The production forecast for future crude bitumen projects accounts for the past performance of similar schemes (including production and energy demand intensities), project modifications, the forecast of crude oil and natural gas prices, light crude and bitumen price differentials, and the ability of North American markets to absorb increased volumes. The production forecast does not consider future export pipeline capacity since the AER does not have authority over approving pipelines that cross provincial or international borders. Factors that may affect the pace of development, such as the availability of labour and equipment, were considered in the forecast.
Table S3.7 lists all future projects considered in the forecast. The AER considers the cost of engineering, materials and the amount of skilled labour required to expand existing projects and build new ones. Other key factors are assessed, such as crude oil price forecasts, the price differential between light crude oil and bitumen, the length of the construction period, and the market penetration of new upgraded volumes, all of which will affect project timing.
The bitumen demand forecast largely considers upgrading and refining capacity. Alberta demand includes newly proposed and approved expansion projects. Marketable production in excess of Alberta demand is assumed to be exported to other markets. Markets traditionally served by Alberta’s bitumen are assessed for opportunities and limitations, including maintenance schedules, transportation constraints, and competing supplies of crude oil.
Supply costs are the minimum constant dollar price required to recover all capital expenditures, operating costs, royalties, and taxes, as well as to earn a specified return on investment. After accounting for transportation costs and exchange rates, bitumen supply cost calculations enable projects to be compared to other crude oil benchmarks. This price can also be compared with current market prices to assess whether a project or resource is economically attractive.
Reference projects in our supply cost estimates include in situ steam-assisted gravy drainage (SAGD) (with and without cogeneration) and standalone mining (with cogeneration). While each real-life project is unique in its location and in the quality of its reserves, our supply cost analyses rely on a range of project specifications, including capital and operating cost information gathered from applications and company plans.
Mining projects with onsite upgrading facilities were not considered as currently no such projects have been proposed in Alberta. SAGD capital costs cover a wide range of values, with the lower range representing additional expansion phases where portions of the infrastructure are already in place, and the upper range representing capital costs for greenfield projects.

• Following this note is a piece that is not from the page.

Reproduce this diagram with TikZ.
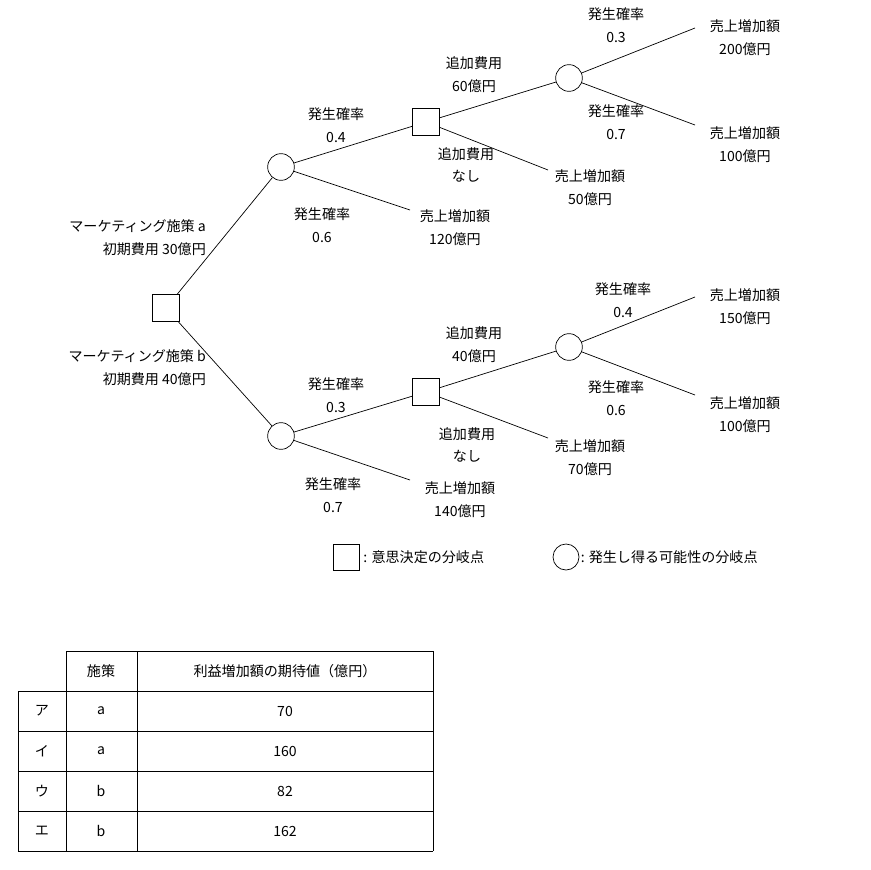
\documentclass[tikz,border=0pt]{standalone}
\usepackage{fontspec}
\setmainfont{Noto Sans CJK JP}
\usetikzlibrary{positioning}
\tikzset{
  dec/.style={draw, rectangle, line width=0.6pt, minimum size=0.8cm, inner sep=0pt},
  chance/.style={draw, circle, line width=0.6pt, minimum size=0.8cm, inner sep=0pt},
  edge/.style={line width=0.6pt},
  lbl/.style={align=center, font=\fontsize{12}{19.5}\selectfont},
  grid/.style={line width=0.7pt}
}
\begin{document}
\begin{tikzpicture}[x=0.03cm, y=-0.03cm]
  \useasboundingbox (0,0) rectangle (871,869);
  % --- decision and chance nodes ---
  \node[dec] (root) at (166,308) {};
  \node[chance] (ua) at (281,167) {};
  \node[chance] (lb) at (281,436) {};
  \node[dec] (ud) at (426,122) {};
  \node[dec] (ld) at (426,392) {};
  \node[chance] (uc) at (569,78) {};
  \node[chance] (lc) at (569,347) {};
  % --- leaf ends ---
  \coordinate (u1) at (695,28);
  \coordinate (u2) at (695,125);
  \coordinate (u3) at (548,170);
  \coordinate (u4) at (410,210);
  \coordinate (l1) at (695,297);
  \coordinate (l2) at (695,395);
  \coordinate (l3) at (548,438);
  \coordinate (l4) at (410,480);
  % --- branches ---
  \draw[edge] (root) -- (ua);
  \draw[edge] (root) -- (lb);
  \draw[edge] (ua) -- (ud);
  \draw[edge] (ua) -- (u4);
  \draw[edge] (ud) -- (uc);
  \draw[edge] (ud) -- (u3);
  \draw[edge] (uc) -- (u1);
  \draw[edge] (uc) -- (u2);
  \draw[edge] (lb) -- (ld);
  \draw[edge] (lb) -- (l4);
  \draw[edge] (ld) -- (lc);
  \draw[edge] (ld) -- (l3);
  \draw[edge] (lc) -- (l1);
  \draw[edge] (lc) -- (l2);
  % --- labels ---
  \node[lbl, align=right, anchor=east] (ta) at (210,238) {マーケティング施策 a\\初期費用 30億円};
  \node[lbl, align=right, anchor=east] (tb) at (210,368) {マーケティング施策 b\\初期費用 40億円};
  \node[lbl] (p1) at (336,125) {発生確率\\0.4};
  \node[lbl] (p2) at (322,225) {発生確率\\0.6};
  \node[lbl] (s1) at (455,228) {売上増加額\\120億円};
  \node[lbl] (c1) at (474,75) {追加費用\\60億円};
  \node[lbl] (c2) at (466,165) {追加費用\\なし};
  \node[lbl] (s2) at (590,188) {売上増加額\\50億円};
  \node[lbl] (p3) at (616,25) {発生確率\\0.3};
  \node[lbl] (p4) at (616,122) {発生確率\\0.7};
  \node[lbl] (s3) at (745,38) {売上増加額\\200億円};
  \node[lbl] (s4) at (745,145) {売上増加額\\100億円};
  \node[lbl] (p5) at (336,395) {発生確率\\0.3};
  \node[lbl] (p6) at (333,495) {発生確率\\0.7};
  \node[lbl] (s5) at (460,500) {売上増加額\\140億円};
  \node[lbl] (c3) at (474,345) {追加費用\\40億円};
  \node[lbl] (c4) at (467,445) {追加費用\\なし};
  \node[lbl] (s6) at (590,458) {売上増加額\\70億円};
  \node[lbl] (p7) at (623,300) {発生確率\\0.4};
  \node[lbl] (p8) at (616,398) {発生確率\\0.6};
  \node[lbl] (s7) at (745,307) {売上増加額\\150億円};
  \node[lbl] (s8) at (745,415) {売上増加額\\100億円};
  % --- legend ---
  \node[dec, minimum size=0.78cm] (kd) at (346,557) {};
  \node[lbl, anchor=west] (kdt) at (kd.east) {: 意思決定の分岐点};
  \node[chance, minimum size=0.78cm] (kc) at (566,557) {};
  \node[lbl, anchor=west, inner sep=1pt] (kct) at (kc.east) {: 発生し得る可能性の分岐点};
  % --- table ---
  \draw[grid] (66,651) -- (433,651);
  \foreach \y in {691,731,771,811,851} \draw[grid] (18,\y) -- (433,\y);
  \draw[grid] (18,691) -- (18,851);
  \foreach \x in {66,137,433} \draw[grid] (\x,651) -- (\x,851);
  \node[lbl] (h1) at (101,671) {施策};
  \node[lbl] (h2) at (285,671) {利益増加額の期待値（億円）};
  \foreach \k/\p/\v [count=\i] in {ア/a/70,イ/a/160,ウ/b/82,エ/b/162} {
    \node[lbl] (r\i k) at (42,671+40*\i) {\k};
    \node[lbl] (r\i p) at (101,671+40*\i) {\p};
    \node[lbl] (r\i v) at (285,671+40*\i) {\v};
  }
\end{tikzpicture}
\end{document}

A major component of operating costs is natural gas purchased for fuel and feedstock. The supply costs analysis uses the forecast for the AECO-C gas price over a project’s 30- to 40-year life. For 2020 and beyond, our analysis assumes a nominal discount rate of 10 per cent.
Carbon costs assumptions for new oil sands projects are in alignment with the Government of Alberta’s Technology Innovation and Emissions Reduction (TIER) fund credit amount for 2020 to 2022, which is in line with current federal legislation. In March 2021, the Supreme Court of Canada ruled that the federal government has the ability to impose a minimum standard on carbon pricing across the country. At the time this analysis was being completed, higher carbon prices were yet to be legislated. Meanwhile, the provincial government may use different policy and regulatory instruments to minimize potential competitiveness impacts of higher carbon prices on industry. As such, carbon prices were assumed to remain at 2022 levels over the remainder of the forecast.
All 2020 data is as reported by industry until the end of December and does not capture any subsequent amendments. We used crude bitumen production volumes submitted in Petrinex.